PROBLEM DESCRIPTION: Starting with the first line of the data below, copy each line up to and including the one containing "plt.rcParams['font.family'] = ['Liberation". Pictures stay out.

DATA SHOWN:

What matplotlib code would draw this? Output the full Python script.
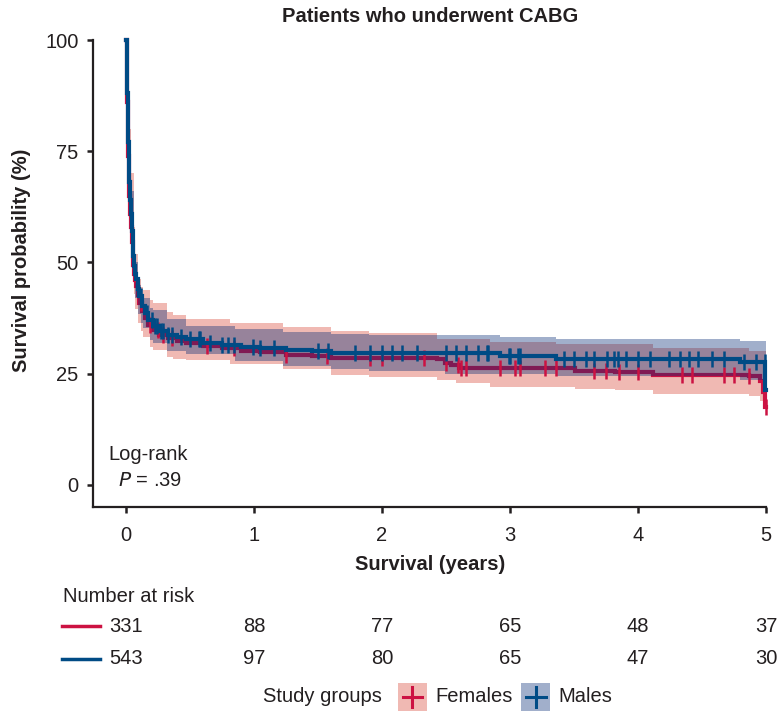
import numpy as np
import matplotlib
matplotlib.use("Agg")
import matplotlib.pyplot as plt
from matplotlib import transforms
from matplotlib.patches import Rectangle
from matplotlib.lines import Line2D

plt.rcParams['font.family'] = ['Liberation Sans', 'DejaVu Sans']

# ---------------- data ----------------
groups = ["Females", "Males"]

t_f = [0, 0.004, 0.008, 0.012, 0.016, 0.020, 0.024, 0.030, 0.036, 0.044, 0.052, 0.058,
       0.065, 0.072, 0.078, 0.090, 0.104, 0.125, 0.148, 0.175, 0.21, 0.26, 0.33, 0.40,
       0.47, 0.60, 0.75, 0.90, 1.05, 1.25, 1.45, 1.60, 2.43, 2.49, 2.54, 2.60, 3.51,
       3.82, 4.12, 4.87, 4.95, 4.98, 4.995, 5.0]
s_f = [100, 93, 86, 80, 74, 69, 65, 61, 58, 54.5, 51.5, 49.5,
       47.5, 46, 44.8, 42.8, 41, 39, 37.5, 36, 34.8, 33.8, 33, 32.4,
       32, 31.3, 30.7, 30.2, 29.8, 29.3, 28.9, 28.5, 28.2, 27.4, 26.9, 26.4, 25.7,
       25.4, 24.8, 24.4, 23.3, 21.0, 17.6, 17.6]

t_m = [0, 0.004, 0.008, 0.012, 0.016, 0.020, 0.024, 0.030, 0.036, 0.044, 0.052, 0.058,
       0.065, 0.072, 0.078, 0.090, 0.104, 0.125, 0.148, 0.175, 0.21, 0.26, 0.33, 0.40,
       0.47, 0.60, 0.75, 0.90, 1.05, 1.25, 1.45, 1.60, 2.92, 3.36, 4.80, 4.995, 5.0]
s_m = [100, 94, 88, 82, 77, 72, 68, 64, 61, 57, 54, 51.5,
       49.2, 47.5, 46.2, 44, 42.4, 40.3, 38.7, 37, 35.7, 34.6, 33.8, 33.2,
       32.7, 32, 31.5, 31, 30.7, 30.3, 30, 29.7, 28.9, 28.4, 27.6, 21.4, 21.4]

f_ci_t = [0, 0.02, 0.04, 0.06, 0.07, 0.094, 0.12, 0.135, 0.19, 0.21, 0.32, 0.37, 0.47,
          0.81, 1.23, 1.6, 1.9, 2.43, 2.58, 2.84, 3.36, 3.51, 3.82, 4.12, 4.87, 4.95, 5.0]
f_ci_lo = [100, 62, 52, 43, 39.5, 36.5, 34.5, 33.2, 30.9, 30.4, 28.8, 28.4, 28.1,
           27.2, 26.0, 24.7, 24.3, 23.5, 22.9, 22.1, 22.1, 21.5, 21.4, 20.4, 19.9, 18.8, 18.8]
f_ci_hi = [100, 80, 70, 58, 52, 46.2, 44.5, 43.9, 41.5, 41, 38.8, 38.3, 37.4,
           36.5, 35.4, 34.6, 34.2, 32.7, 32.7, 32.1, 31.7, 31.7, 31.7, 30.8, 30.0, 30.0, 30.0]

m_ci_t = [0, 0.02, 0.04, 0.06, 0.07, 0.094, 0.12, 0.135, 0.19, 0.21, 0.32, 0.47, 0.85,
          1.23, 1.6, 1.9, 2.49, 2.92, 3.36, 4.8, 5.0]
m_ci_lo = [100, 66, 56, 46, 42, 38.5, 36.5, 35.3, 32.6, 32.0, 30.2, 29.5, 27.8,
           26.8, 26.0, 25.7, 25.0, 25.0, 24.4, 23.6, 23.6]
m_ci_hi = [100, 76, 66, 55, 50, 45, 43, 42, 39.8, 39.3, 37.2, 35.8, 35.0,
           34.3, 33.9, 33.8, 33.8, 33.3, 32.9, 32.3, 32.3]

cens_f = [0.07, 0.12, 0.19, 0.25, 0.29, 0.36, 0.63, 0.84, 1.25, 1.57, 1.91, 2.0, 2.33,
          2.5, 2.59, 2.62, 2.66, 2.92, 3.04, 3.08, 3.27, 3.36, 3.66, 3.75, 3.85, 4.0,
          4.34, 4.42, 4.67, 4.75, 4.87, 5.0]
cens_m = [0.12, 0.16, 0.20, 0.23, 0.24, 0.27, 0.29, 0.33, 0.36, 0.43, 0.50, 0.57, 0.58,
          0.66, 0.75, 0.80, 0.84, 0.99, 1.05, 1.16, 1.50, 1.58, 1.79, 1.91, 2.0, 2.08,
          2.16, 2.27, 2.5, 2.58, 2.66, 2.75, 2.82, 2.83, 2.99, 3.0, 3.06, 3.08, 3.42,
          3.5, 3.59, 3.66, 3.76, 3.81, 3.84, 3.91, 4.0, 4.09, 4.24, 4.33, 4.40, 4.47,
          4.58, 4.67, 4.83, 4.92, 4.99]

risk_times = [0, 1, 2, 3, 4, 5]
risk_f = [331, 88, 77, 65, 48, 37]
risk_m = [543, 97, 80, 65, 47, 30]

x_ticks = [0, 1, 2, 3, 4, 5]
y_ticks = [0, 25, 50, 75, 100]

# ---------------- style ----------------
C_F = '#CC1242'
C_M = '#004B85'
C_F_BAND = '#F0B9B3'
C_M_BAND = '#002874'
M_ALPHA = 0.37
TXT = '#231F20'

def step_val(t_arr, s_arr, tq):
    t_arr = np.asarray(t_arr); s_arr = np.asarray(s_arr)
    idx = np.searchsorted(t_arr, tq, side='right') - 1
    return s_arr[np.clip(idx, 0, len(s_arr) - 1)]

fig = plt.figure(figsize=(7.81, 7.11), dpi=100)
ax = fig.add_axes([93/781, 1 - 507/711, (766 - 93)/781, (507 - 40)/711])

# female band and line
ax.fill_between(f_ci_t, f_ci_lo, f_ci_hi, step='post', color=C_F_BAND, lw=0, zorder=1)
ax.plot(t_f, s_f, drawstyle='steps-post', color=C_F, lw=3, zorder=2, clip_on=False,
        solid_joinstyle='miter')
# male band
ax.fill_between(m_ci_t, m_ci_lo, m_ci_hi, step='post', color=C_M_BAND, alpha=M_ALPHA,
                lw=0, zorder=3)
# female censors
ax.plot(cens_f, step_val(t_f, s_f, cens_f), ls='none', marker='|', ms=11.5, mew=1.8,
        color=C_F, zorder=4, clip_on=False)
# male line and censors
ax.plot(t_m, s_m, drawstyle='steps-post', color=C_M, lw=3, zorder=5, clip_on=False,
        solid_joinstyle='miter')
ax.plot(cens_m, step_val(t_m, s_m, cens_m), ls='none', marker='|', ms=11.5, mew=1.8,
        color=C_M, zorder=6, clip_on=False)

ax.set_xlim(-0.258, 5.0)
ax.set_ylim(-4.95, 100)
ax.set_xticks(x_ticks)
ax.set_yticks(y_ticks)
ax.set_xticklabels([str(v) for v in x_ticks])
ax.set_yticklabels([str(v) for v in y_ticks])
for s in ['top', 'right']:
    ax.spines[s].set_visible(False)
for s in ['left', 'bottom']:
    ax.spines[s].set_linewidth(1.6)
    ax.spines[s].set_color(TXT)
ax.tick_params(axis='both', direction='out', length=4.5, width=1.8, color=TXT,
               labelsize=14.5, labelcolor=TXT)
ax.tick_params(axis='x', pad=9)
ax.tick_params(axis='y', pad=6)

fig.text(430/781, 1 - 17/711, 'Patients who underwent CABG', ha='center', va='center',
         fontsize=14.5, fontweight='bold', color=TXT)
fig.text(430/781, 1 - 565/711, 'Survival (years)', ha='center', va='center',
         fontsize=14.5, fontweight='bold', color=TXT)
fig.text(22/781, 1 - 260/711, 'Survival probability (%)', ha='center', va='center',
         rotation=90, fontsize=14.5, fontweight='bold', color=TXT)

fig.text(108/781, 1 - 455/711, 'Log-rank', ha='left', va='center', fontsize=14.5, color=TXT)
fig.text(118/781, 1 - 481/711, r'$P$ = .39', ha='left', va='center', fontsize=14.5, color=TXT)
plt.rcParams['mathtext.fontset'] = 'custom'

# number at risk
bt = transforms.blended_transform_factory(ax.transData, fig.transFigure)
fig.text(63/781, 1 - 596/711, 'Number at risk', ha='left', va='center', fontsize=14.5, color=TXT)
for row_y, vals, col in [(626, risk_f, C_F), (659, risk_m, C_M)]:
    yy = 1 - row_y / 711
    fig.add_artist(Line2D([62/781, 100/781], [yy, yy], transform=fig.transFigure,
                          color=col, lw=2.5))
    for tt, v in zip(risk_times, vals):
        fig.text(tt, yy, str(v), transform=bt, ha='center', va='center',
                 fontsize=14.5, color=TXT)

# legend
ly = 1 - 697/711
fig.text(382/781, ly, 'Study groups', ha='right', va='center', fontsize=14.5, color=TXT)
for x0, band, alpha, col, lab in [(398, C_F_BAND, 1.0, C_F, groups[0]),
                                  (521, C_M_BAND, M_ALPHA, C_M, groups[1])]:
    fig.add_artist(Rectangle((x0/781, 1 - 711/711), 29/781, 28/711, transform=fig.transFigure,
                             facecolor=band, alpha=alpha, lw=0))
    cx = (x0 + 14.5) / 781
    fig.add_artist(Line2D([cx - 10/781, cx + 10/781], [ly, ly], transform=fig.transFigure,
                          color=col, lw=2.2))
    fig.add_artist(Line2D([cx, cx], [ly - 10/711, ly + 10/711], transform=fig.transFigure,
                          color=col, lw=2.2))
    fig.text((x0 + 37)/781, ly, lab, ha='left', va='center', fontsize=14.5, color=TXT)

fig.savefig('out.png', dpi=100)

TASK RESULT:
What matplotlib code would draw this? Output the full Python script.
import numpy as np
import matplotlib
matplotlib.use("Agg")
import matplotlib.pyplot as plt
from matplotlib import transforms
from matplotlib.patches import Rectangle
from matplotlib.lines import Line2D

plt.rcParams['font.family'] = ['Liberation Sans', 'DejaVu Sans']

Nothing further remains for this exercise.